The creative mind behind the graphics used to promote the upcoming 78th annual Academy Awards is San Diego’s own Joan Maloney, a small-business owner with a shop in the Golden Triangle.
Maloney, whose Oscar-worthy design dons posters, billboards, print ads and a host of other promotional items worldwide, said that the biggest plus of small-business ownership is freedom.
“I make the decisions, I drive the results and everyone here has to laugh at my jokes,” said Maloney, who is founder and president of Studio 318.
But Maloney also recognizes that there are drawbacks of being a small-business owner.
“I can’t take much time off,” she said. “My clients expect me to be there for them and I can’t let them down.”
While Studio 318 remains her No. 1 focus, all the success has allowed Maloney to recently start another small business called +E, or “positive energy.” The company will sell “awareness apparel” in 100 percent organic cotton designed to remind people about environmental and social issues. For example, one +E shirt says “Hot” on the front and “Global Warming” on the back and describes how global warming is impacting our world and then what people can each do as individuals to help.
Maloney launched +E this month and eventually plans to expand the product line to include items other than apparel.
Name: Joan Maloney.
Company: Studio 318.
Company address: 3421 Tripp Court, Suite 1, San Diego, CA 92121.
Company phone: (858) 259-1262.
Year founded: 1997.
Prior business experience: Vice president at Design Group West in Del Mar.
Average hours worked weekly: 80.
Source of startup capital: Myself.
2005 revenue: $1 million.
2004 revenue: $1.1 million.
Number of employees: 4 full-time, 2 part-time.
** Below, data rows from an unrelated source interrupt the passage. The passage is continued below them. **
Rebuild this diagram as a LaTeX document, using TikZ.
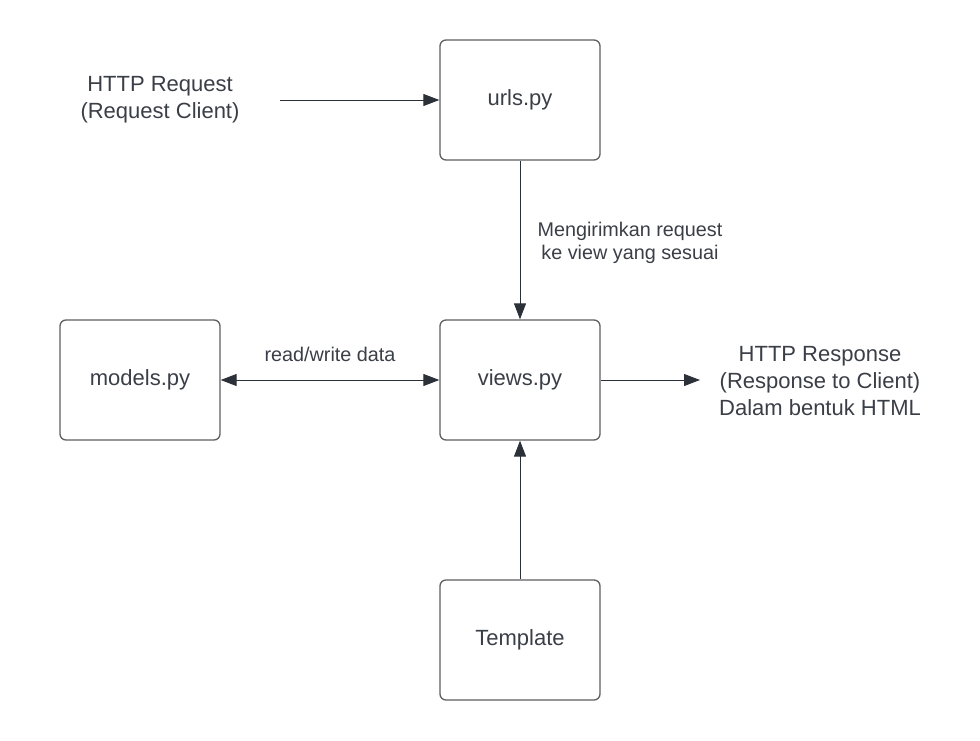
\documentclass[tikz,border=0pt]{standalone}
\usepackage{fontspec}
\setmainfont{Liberation Sans}
\usetikzlibrary{arrows.meta}
\definecolor{boxline}{HTML}{5E5E62}
\definecolor{arrowc}{HTML}{2C3038}
\definecolor{txt}{HTML}{3A3E46}
\begin{document}
\begin{tikzpicture}[x=1pt,y=-1pt,
  box/.style={draw=boxline,line width=1.3pt,rounded corners=6pt,minimum width=160pt,minimum height=120pt,inner sep=0pt,text=txt,font=\fontsize{22}{26}\selectfont},
  big/.style={text=txt,font=\fontsize{22}{27}\selectfont,align=center,inner sep=0pt},
  small/.style={text=txt,font=\fontsize{19.8}{23}\selectfont,align=center,inner sep=0pt},
  conn/.style={draw=arrowc,line width=1pt,-{Triangle[length=16pt,width=12pt]}},
  conn2/.style={draw=arrowc,line width=1pt,{Triangle[length=16pt,width=12pt]}-{Triangle[length=16pt,width=12pt]}}]
\useasboundingbox (0,0) rectangle (980,740);
\node[box] (urls) at (520,100) {urls.py};
\node[box] (views) at (520,380) {views.py};
\node[box] (models) at (140,380) {models.py};
\node[box] (tmpl) at (520,640) {Template};
\node[big] (req) at (160,100) {HTTP Request\\(Request Client)};
\node[big] (resp) at (820,381) {HTTP Response\\(Response to Client)\\Dalam bentuk HTML};
\node[small] (lbl1) at (630,243) {Mengirimkan request\\ke view yang sesuai};
\node[small] (lbl2) at (330,354) {read/write data};
\coordinate (reqstart) at (280,100);
\coordinate (respend) at (700,380);
\draw[conn] (reqstart) -- (urls.west);
\draw[conn] (urls.south) -- (views.north);
\draw[conn2] (models.east) -- (views.west);
\draw[conn] (views.east) -- (respend);
\draw[conn] (tmpl.north) -- (views.south);
\end{tikzpicture}
\end{document}
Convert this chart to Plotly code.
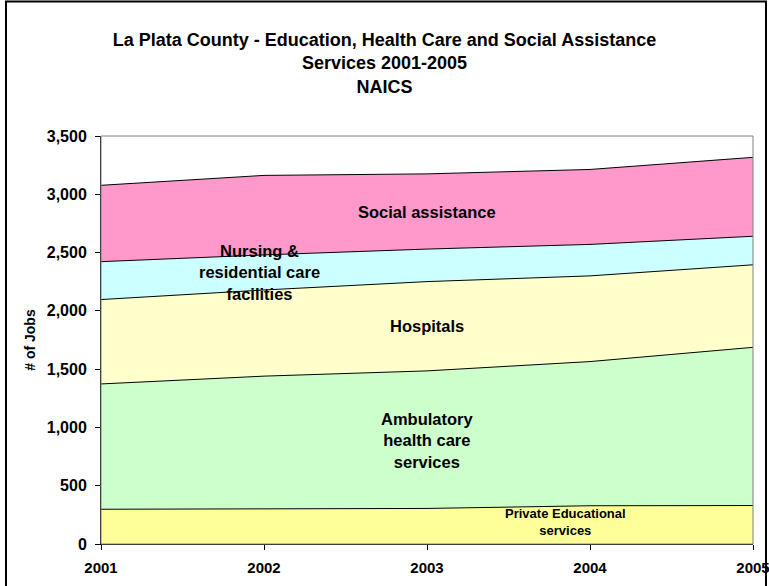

Web site: www.studio318.com.
Education: Associate degree in graphic design.
Current residence: Del Mar.
Family: Daughter Hollis, 16; fianc & #233;e and partner of 15-plus years, Jerry Olson (deceased Nov. 5).
Hobbies: Travel, reading, walking, music.
Reason for getting into business: Independence and financial security.
How I plan to grow the business: I’m not sure I want to grow. I tried a few years ago and it didn’t feel right. I like being able to work directly with my clients and I don’t like having to baby-sit a lot of employees.
Biggest business strength: I really love my clients and I really love what I do.
Biggest business weakness: I’m a soft touch. I don’t negotiate as well as I should.
Biggest risk: Letting one of my longtime employees go because of his lack of passion.
Smartest business decision: Letting one of my longtime employees go because of his lack of passion.
Biggest business mistake: I hired a traffic manager two years ago who was wonderful, but I didn’t transition her role with my clients and employees very smoothly and it caused a lot of tension and misunderstandings, including lost business. My employees felt threatened by her role and my clients felt like I had abandoned them to her. I take full responsibility. I had never had a traffic manager and I didn’t know the best way to incorporate her position into my company.
Toughest career decision: I can’t think of any.
Biggest ongoing challenge: Trying to find some free time and trying to find the right employees. I would like to have that other “me” who can handle the office, the work and the clients when I’m not there. I’ve been looking for years.
The most important part of my business: My clients.
My business works best when: I listen to my clients and feel exactly what they’re looking for. Then I express it artistically for them. It’s almost intuitive but I have to have their honest communication or it doesn’t work as well. Also, I need my staff to work as a team. It’s not about individual glory. It’s about watching each other’s backs and doing our best together. Also I absolutely abhor negativity.
Best way to stay competitive: Keep your clients happy.
How I measure success: When I can make my clients look better than they’ve ever looked, in front of their bosses, their competition, their peers and their clients.
Goals yet to be achieved: Complete financial independence so that I can travel, pursue other interests (writing, charity work) and get some rest.
I would sell my business only if: I knew that the person/people taking it over would maintain the level of commitment to my clients that I try to give them.
Guiding principles I will continue to follow: We are all here to help each other get through this crazy life. Making others feel like they are special and are making a difference is the best we can do.